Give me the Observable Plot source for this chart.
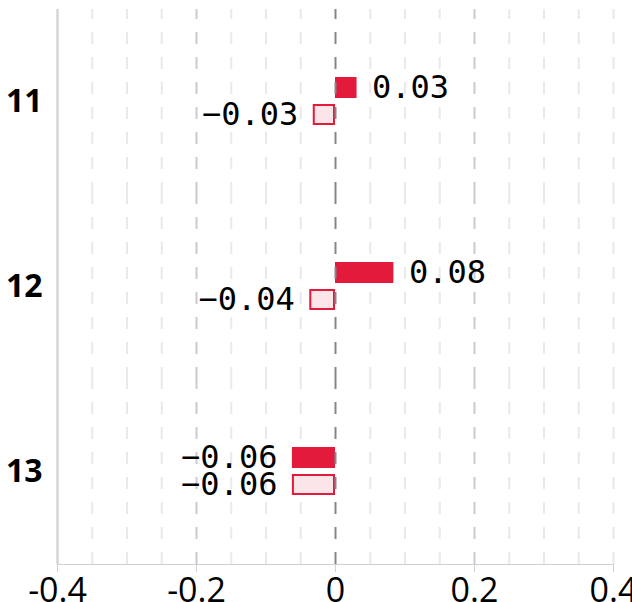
<!DOCTYPE html>
<html>
<head>
<meta charset="utf-8">
<script src="https://cdn.jsdelivr.net/npm/d3@7"></script>
<script src="https://cdn.jsdelivr.net/npm/@observablehq/plot@0.6"></script>
<style>
  html, body { margin: 0; padding: 0; background: #fff; }
  #chart svg { display: block; overflow: visible; }
  [aria-label^="fy-axis"] text { font-family: "Open Sans", sans-serif; font-weight: 700; font-size: 32px; fill: #000; }
  [aria-label^="x-axis"] text { font-family: "Open Sans", sans-serif; font-size: 34px; fill: #000; }
</style>
</head>
<body>
<div id="chart"></div>
<script>
// categories (row labels)
const categories = ["11", "12", "13"];
// series names
const seriesNames = ["A", "B"];
// values
const seriesA = [0.031, 0.084, -0.062];
const seriesB = [-0.032, -0.037, -0.062];
// axis ticks and grid lines
const xTicks = [-0.4, -0.2, 0, 0.2, 0.4];
const gridMinor = [-0.35, -0.3, -0.25, -0.15, -0.1, -0.05, 0.05, 0.1, 0.15, 0.25, 0.3, 0.35, 0.4];
const gridMajor = [-0.2, 0.2];
const gridZero = [0];
const frameLeft = [-0.4];

const rows = [];
categories.forEach((c, i) => {
  rows.push({cat: c, series: seriesNames[0], value: seriesA[i]});
  rows.push({cat: c, series: seriesNames[1], value: seriesB[i]});
});

const red = "#e31a3b";
const pink = "#fce5e9";
const fmt = d3.format(".2f");
const dash = "12,13";

const chart = Plot.plot({
  width: 632,
  height: 602,
  marginTop: 8,
  marginBottom: 38,
  marginLeft: 57,
  marginRight: 19,
  style: {background: "transparent", overflow: "visible", color: "#d0d0d6"},
  facet: {data: rows, y: "cat"},
  fy: {domain: categories, padding: 0, axis: "left", label: null, tickSize: 0, tickPadding: 15},
  x: {domain: [-0.4, 0.4], ticks: xTicks, tickFormat: d => String(d), tickSize: 8, tickPadding: 5, label: null, line: true},
  y: {domain: seriesNames, axis: null, paddingInner: 0.214, paddingOuter: 2.417},
  marks: [
    Plot.ruleX(gridMinor, {stroke: "#e8e8ee", strokeWidth: 2, strokeDasharray: dash, strokeDashoffset: 2}),
    Plot.ruleX(gridMajor, {stroke: "#cacad2", strokeWidth: 2, strokeDasharray: dash, strokeDashoffset: 2}),
    Plot.ruleX(frameLeft, {stroke: "#d6d6d6", strokeWidth: 2.5}),
    Plot.barX(rows, {filter: d => d.series === seriesNames[0], x: "value", y: "series", fill: red}),
    Plot.barX(rows, {filter: d => d.series === seriesNames[1], x: "value", y: "series", fill: pink, stroke: red, strokeWidth: 2, insetLeft: 1, insetRight: 1, insetTop: 1, insetBottom: 1}),
    Plot.ruleX(gridZero, {stroke: "#85858f", strokeWidth: 2, strokeDasharray: dash, strokeDashoffset: 2}),
    Plot.text(rows, {filter: d => d.value >= 0, x: "value", y: "series", text: d => fmt(d.value), textAnchor: "start", dx: 15, fontFamily: "DejaVu Sans Mono", fontSize: 32, fill: "#000"}),
    Plot.text(rows, {filter: d => d.value < 0, x: "value", y: "series", text: d => fmt(d.value), textAnchor: "end", dx: -15, fontFamily: "DejaVu Sans Mono", fontSize: 32, fill: "#000"})
  ]
});
document.getElementById("chart").appendChild(chart);
</script>
</body>
</html>
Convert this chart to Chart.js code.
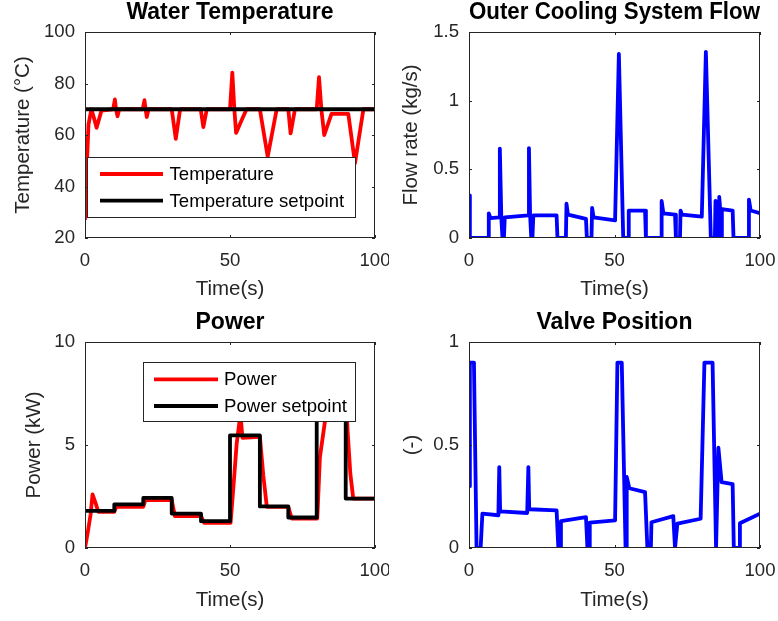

────────────────────

Copy every line above that includes the string "chart".

» Reply:
Give me the Observable Plot source for this chart.
  #chart svg { display: block; overflow: visible; }
<div id="chart"></div>
const chart = Plot.plot({
document.getElementById("chart").appendChild(chart);
Convert this chart to Chart.js code.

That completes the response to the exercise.